13th century: peliçon and Persian coat

The basic notion of what it means to clothe oneself is far more conservative than fashions that come and go. Take the extreme example of how little has changed in the notion of a man getting dressed to go work in a bank in the last two centuries. A man expects to put on a pair of pants that go to his ankles and are in one solid dark color, a white t-shirt, a lightweight neutral colored long-sleeve shirt and a long, restrictive coat that can’t shed rain and isn’t warm enough to be an overcoat on its own. He even expects to put a colorful, useless thing around his neck. There’s no real reason why this is garb for banks and business. And yet the notion has proven nearly impossible to change, at least until Steve Jobs’ all-black style set a new royal precedent.

In the same way, getting dressed in the 12th and 13th centuries meant putting a surcote over a linen tunic. Fashions only changed in the style of surcote, for both men and women. Nobody was dressed for indoors without an under- and an over-robe; but nobody got dressed for a cold day by adding something else with sleeves.

Women’s clothing took a fairly radical step in the Crusades-era innovation of the Persian coat. It was a surcote but it opened completely at the front like a modern jacket. It fastened with one tie or hook at the front waist, and otherwise hung open. Made of richly decorated silk, it had wide hanging sleeves. It didn’t look anything like past European cold-weather fashions; it spoke strongly of the alien East. It was also the first “coat” for women that could be added if the room was chilly: a very new idea.

At the same time, during the era of Richard the Lion-Hearted there are effigies and references that point to a much warmer, more practical Northern European ladies’ surcote. It was called the “peliçon,” later shortened in French to “pelisse.” “Pelice” meant fur in Norman French. The peliçon was an over-dress lined inside with fur, usually with fur edges at sleeves and dress hem. While the under-dress had long sleeves and reached to the floor, the peliçon’s sleeves were 3/4 and it reached to the knees. It was for indoor wear, but obviously its goal was to keep the lady warm during winter.

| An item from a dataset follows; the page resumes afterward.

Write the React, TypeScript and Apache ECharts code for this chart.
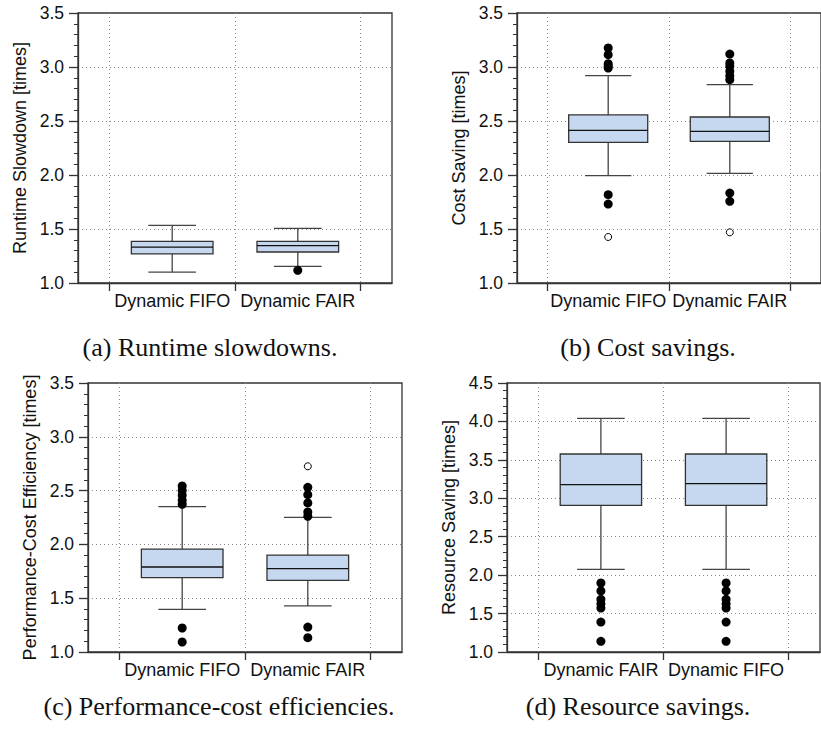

The two garments gradually blended in time. First, when summer came and ladies still wanted to look fashionable, they needed fur-free pelisses. The summer pelisse had 3/4 sleeves and came only to the knees, but it was made of silk and no longer fur-lined. Second, the Persian coat was intended to be just an Oriental fad, but it gradually turned into an actual coat.

By Jane Austen’s time, “pelisse” meant a light outdoor coat used only for warmth. Captain Wentworth, in Persuasion, compares the known poor condition of his first ship with something that his female hearers were much more likely to understand:

“I had no more discoveries to make than you would have as to the fashion and strength of any old pelisse, which you had seen lent about among half your acquaintance, ever since you could remember, and which at last, on a very wet day, is lent to yourself.”

Very slowly, a new idea crept into the conservative notion of dress: a thing with sleeves to put on when you’re cold.